Commenters on the official Google post have praised the clarity of the new Google Chrome security warnings - and the fact that the language makes clear that the attack has not happened yet.

Warning fatigue

The change comes in the wake of a Berkeley research paper, commissioned by Google, which found that users ignored many browser warnings.

Browser security warnings do work to protect users from phishing and malware sites - but “warning fatigue” means important alerts over site security can be completely ignored.

Users of Google’s Chrome ignored SSL warnings (relating to a secure protocol used for passwords, internet transactions, and banking) 70.2% of the time, a study of 25 million real-life warnings found. Overall, a study using metrics Firefox and Chrome found that  the effectiveness of warnings varies widely from warning to warning and from browser to browser.

“Google Chrome’s SSL warning had a click-through rate of 70.2%. Such a high click-through rate is undesirable: either users are not heeding valid warnings, or the browser is annoying users with invalid warnings and possibly causing warning fatigue,” said the U.C. Berkeley researchers.
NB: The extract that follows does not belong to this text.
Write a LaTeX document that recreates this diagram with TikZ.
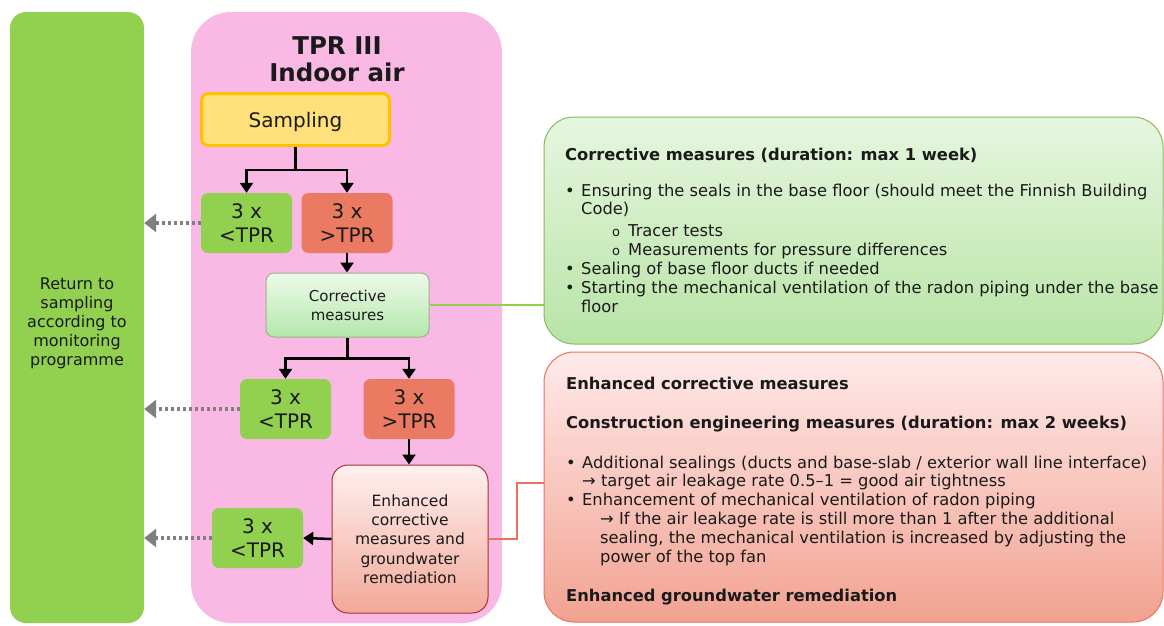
\documentclass[tikz,border=0pt]{standalone}
\usepackage{fontspec}
\setmainfont{DejaVu Sans}
\newfontfamily\tah{DejaVu Sans}
\usetikzlibrary{arrows.meta,calc}
\definecolor{cgreen}{HTML}{92D050}
\definecolor{cpink}{HTML}{FAB9E4}
\definecolor{cyellow}{HTML}{FFE07A}
\definecolor{corange}{HTML}{FFC000}
\definecolor{csalmon}{HTML}{EB7A62}
\definecolor{cgray}{HTML}{7F7F7F}
\definecolor{ctext}{HTML}{1A1A1A}
\definecolor{cred}{HTML}{E8735F}
\definecolor{lgtop}{HTML}{EEF9EA}
\definecolor{lgbot}{HTML}{B3E8AC}
\definecolor{gbtop}{HTML}{E6F6DF}
\definecolor{gbbot}{HTML}{B8E4A6}
\tikzset{
  base/.style={inner sep=0pt, align=center, text=ctext},
  tg/.style={base, fill=cgreen, rounded corners=7pt, minimum width=91pt, minimum height=60pt, font=\fontsize{20}{24}\selectfont},
  tr/.style={tg, fill=csalmon},
  arr/.style={line width=2.5pt, -{Triangle[width=13pt,length=10pt]}},
  plain/.style={line width=2.5pt},
  dotarr/.style={draw=cgray, line width=4pt, dash pattern=on 3pt off 3pt, -{Triangle[width=18pt,length=12pt]}},
  rtext/.style={inner sep=0pt, align=left, text=ctext, anchor=north west, font=\tah\fontsize{16.3}{19}\selectfont},
}
\newcommand{\bul}{\makebox[16pt][l]{•}}
\newcommand{\sbul}{\hspace{47pt}\makebox[16pt][l]{\fontsize{13}{13}\selectfont o}}
\begin{document}
\begin{tikzpicture}[x=1pt,y=-1pt]
\useasboundingbox (0,0) rectangle (1164,625);
\fill[white] (0,0) rectangle (1164,625);
% big panels
\node[fill=cgreen, rounded corners=16pt, minimum width=134pt, minimum height=611pt, inner sep=0pt] (leftbox) at (77,317.5) {};
\node[base, font=\fontsize{16}{19}\selectfont] (lefttext) at (77,323) {Return to\\sampling\\according to\\monitoring\\programme};
\node[fill=cpink, rounded corners=40pt, minimum width=311pt, minimum height=611pt, inner sep=0pt] (pink) at (346.5,317.5) {};
\node[base, font=\bfseries\fontsize{24.5}{27}\selectfont] (title) at (337,59) {TPR III\\Indoor air};
% flow boxes
\node[base, fill=cyellow, draw=corange, line width=3pt, rounded corners=7pt, minimum width=188pt, minimum height=52pt, text depth=0pt, font=\fontsize{20}{22}\selectfont] (samp) at (295.5,119.5) {Sampling};
\node[tg] (lt1) at (246.5,223) {3 x\\<TPR};
\node[tr] (gt1) at (347,223) {3 x\\>TPR};
\node[base, top color=lgtop, bottom color=lgbot, draw=cgreen!40!gray!80, line width=1pt, rounded corners=8pt, minimum width=163pt, minimum height=64pt, font=\fontsize{15}{19}\selectfont] (corr) at (347.5,305) {Corrective\\measures};
\node[tg] (lt2) at (285.5,409) {3 x\\<TPR};
\node[tr] (gt2) at (409,409) {3 x\\>TPR};
\node[base, top color=red!6!white, bottom color=csalmon!65!white, draw=red!55!black!80, line width=1pt, rounded corners=16pt, minimum width=156pt, minimum height=148pt, font=\fontsize{15.5}{19.3}\selectfont] (enh) at (410,539) {Enhanced\\corrective\\measures and\\groundwater\\remediation};
\node[tg] (lt3) at (257.5,538) {3 x\\<TPR};
% right panels
\node[top color=gbtop, bottom color=gbbot, draw=cgreen!70!gray, line width=1pt, rounded corners=30pt, minimum width=619pt, minimum height=227pt, inner sep=0pt] (gbox) at (853.5,230.5) {};
\node[top color=red!8!white, bottom color=csalmon!70!white, draw=cred, line width=1pt, rounded corners=30pt, minimum width=619pt, minimum height=270pt, inner sep=0pt] (rbox) at (853.5,487) {};
\node[rtext] (gtext) at (565,148) {\textbf{Corrective measures (duration: max 1 week)}\\[17pt]
\bul Ensuring the seals in the base floor (should meet the Finnish Building\\[-1pt]
\hspace{16pt}Code)\\[3pt]
\sbul Tracer tests\\
\sbul Measurements for pressure differences\\
\bul Sealing of base floor ducts if needed\\
\bul Starting the mechanical ventilation of the radon piping under the base\\
\hspace{16pt}floor};
\node[rtext] (rtxt) at (566,377) {\textbf{Enhanced corrective measures}\\[20pt]
\textbf{Construction engineering measures (duration: max 2 weeks)}\\[21pt]
\bul Additional sealings (ducts and base-slab / exterior wall line interface)\\[-1pt]
\hspace{16pt}→ target air leakage rate 0.5–1 = good air tightness\\
\bul Enhancement of mechanical ventilation of radon piping\\
\hspace{34pt}→ If the air leakage rate is still more than 1 after the additional\\
\hspace{34pt}sealing, the mechanical ventilation is increased by adjusting the\\
\hspace{34pt}power of the top fan\\[20pt]
\textbf{Enhanced groundwater remediation}};
% connectors
\coordinate (j1) at ([yshift=-23pt]samp.south);
\draw[plain] (samp.south) -- (j1);
\draw[arr] (j1) -| (lt1.north);
\draw[arr] (j1) -| (gt1.north);
\draw[arr] (gt1.south) -- (gt1.south |- corr.north);
\coordinate (j2) at ([yshift=-21pt]corr.south);
\draw[plain] (corr.south) -- (j2);
\draw[arr] (j2) -| (lt2.north);
\draw[arr] (j2) -| (gt2.north);
\draw[arr] (gt2.south) -- (enh.north -| gt2.south);
\draw[arr] (enh.west) -- (lt3.east);
\draw[dotarr] (lt1.west) -- (lt1.west -| leftbox.east);
\draw[dotarr] (lt2.west) -- (lt2.west -| leftbox.east);
\draw[dotarr] (lt3.west) -- (lt3.west -| leftbox.east);
\draw[cgreen, line width=2pt] (corr.east) -- (corr.east -| gbox.west);
\coordinate (rj) at (517,483);
\draw[cred, line width=2pt] (enh.east) -| (rj) -- (rj -| rbox.west);
\end{tikzpicture}
\end{document}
The study, Alice in Warningland, was part-funded by Google.

“During our field study, users continued through a tenth of Mozilla Firefox’s malware and phishing warnings, a quarter of Google Chrome’s malware and phishing warnings, and a third of Mozilla Firefox’s SSL warnings,” the researchers said.

The researchers analysed the size, type and frequency of warning messages and found that users tended to click rapidly through warnings about “untrusted issuers” and name and date errors - both common warnings, and ignored by nearly half of users.

The researchers say that “warning fatigue” has significant impact - “users click through more-frequent errors more quickly,” they say.

The researchers concluded that previous studies - showing that browser warnings simply did not work - relied on outdated data, harvested in a period between 2002 and 2009 when browsers were rapidly evolving. In particular, the large phishing warnings now delivered by modern browsers were much more effective than previous, more discreet warnings.